I love the idea of mindfulness but I don't think I get it. I have too many things going on and up in the air to be mindful! If anyone has any tips I'd really appreciate it.
What’s the biggest challenge you find in approaching your creative endeavours?
Making the time to create. I find that it’s something I do when I travel. Outside of this I find it hard to find the time But when I travel I always carry a camera and I am inspired to create new work. Luckily I travel a lot.
How do you find your zen?
I'm hardly ever zen, I am usually running at a million miles an hour and struggle to sit still. I'm yet to find a way to find my zen!
When you experience flow, what is the impact on your productivity? Tell us about this.
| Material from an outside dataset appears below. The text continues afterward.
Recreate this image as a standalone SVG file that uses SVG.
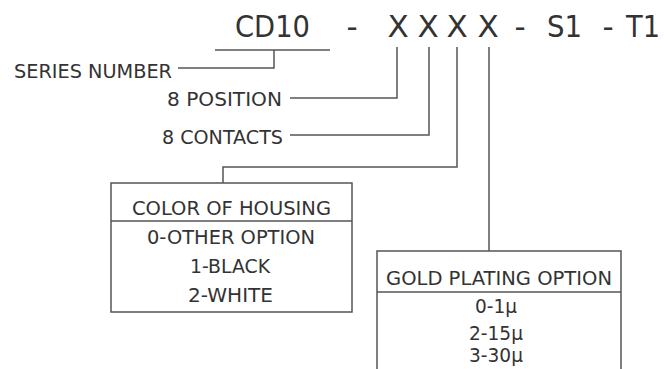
<svg xmlns="http://www.w3.org/2000/svg" width="664" height="369" viewBox="0 0 664 369">
<style>
text{font-family:"DejaVu Sans",sans-serif;fill:#333}
.t{font-size:31px;text-anchor:middle}
.l{font-size:19px}
.c{font-size:19px;text-anchor:middle}
.ln{fill:none;stroke:#555;stroke-width:1.5}
</style>
<rect width="664" height="369" fill="#fff"/>
<g id="title">
<text class="t" x="272.5" y="37" textLength="75" lengthAdjust="spacingAndGlyphs">CD10</text>
<text class="t" x="352" y="37">-</text>
<text class="t" x="398" y="37">X</text>
<text class="t" x="428" y="37">X</text>
<text class="t" x="457" y="37">X</text>
<text class="t" x="488" y="37">X</text>
<text class="t" x="520" y="37">-</text>
<text class="t" x="564.5" y="37" textLength="35" lengthAdjust="spacingAndGlyphs">S1</text>
<text class="t" x="608" y="37">-</text>
<text class="t" x="643" y="37" textLength="34" lengthAdjust="spacingAndGlyphs">T1</text>
</g>
<g id="series"><text class="l" x="14" y="78" textLength="158" lengthAdjust="spacingAndGlyphs">SERIES NUMBER</text></g>
<g id="position"><text class="l" x="167" y="106" textLength="115" lengthAdjust="spacingAndGlyphs">8 POSITION</text></g>
<g id="contacts"><text class="l" x="162" y="144" textLength="121" lengthAdjust="spacingAndGlyphs">8 CONTACTS</text></g>
<g id="housing">
<rect class="ln" x="111" y="183" width="241" height="129"/>
<line class="ln" x1="111" y1="221" x2="352" y2="221"/>
<text class="c" x="231.5" y="215" textLength="199" lengthAdjust="spacingAndGlyphs">COLOR OF HOUSING</text>
<text class="c" x="231" y="244" textLength="168" lengthAdjust="spacingAndGlyphs">0-OTHER OPTION</text>
<text class="c" x="230" y="273" textLength="80" lengthAdjust="spacingAndGlyphs">1-BLACK</text>
<text class="c" x="230.5" y="302" textLength="85" lengthAdjust="spacingAndGlyphs">2-WHITE</text>
</g>
<g id="gold">
<path class="ln" d="M377,370 V251 H621 V370"/>
<line class="ln" x1="377" y1="292" x2="621" y2="292"/>
<text class="c" x="499" y="285" textLength="226" lengthAdjust="spacingAndGlyphs">GOLD PLATING OPTION</text>
<text class="c" x="496" y="313" textLength="42" lengthAdjust="spacingAndGlyphs">0-1μ</text>
<text class="c" x="496" y="340" textLength="54" lengthAdjust="spacingAndGlyphs">2-15μ</text>
<text class="c" x="496" y="362" textLength="54" lengthAdjust="spacingAndGlyphs">3-30μ</text>
</g>
<g id="connectors">
<line class="ln" x1="215" y1="50" x2="330" y2="50"/>
<path class="ln" d="M274,50 V68 H178"/>
<path class="ln" d="M397,47 V98 H290"/>
<path class="ln" d="M429,47 V135 H290"/>
<path class="ln" d="M457,47 V167 H223 V183"/>
<path class="ln" d="M489,47 V251"/>
</g>
</svg>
I've noticed recently that I am most productive in the mornings and that's really when I get my flow going. I think my mind is just clearer than and I can set my mind to tasks more easily. I really try and utilise this time as much as possible now and avoid doing things like scheduling morning meetings or other disruptions.
How would you rate your level of happiness about your creative endeavours at the moment? (1 being sad, 10 being love it/awesome/BEST EVER.)
What’s some advice you would offer to someone who is struggling to find their creative spark? or What advice would you give to someone who thinks they aren’t creative?
I don't know why but I find a change of location always helps me. Sometimes if I need to brainstorm an idea or work on something on which I’m getting stuck I go to a local cafe or change up my location. Sometimes even just the walk or ride gets the creative juices flowing and by the time I get there I've got a new way to tackle the problem in mind.
What’s the best ever quote you have seen in terms of creativity or mindfulness or flow?
“The world is your oyster but you still have to shuck it,”was a quote that made me laugh the other day...
But in terms of creativity, Elliot Erwitt's quote about photography I think rings true:
“To me, photography is an art of observation. It's about finding something interesting in an ordinary place... I've found it has little to do with the things you see and everything to do with the way you see them.”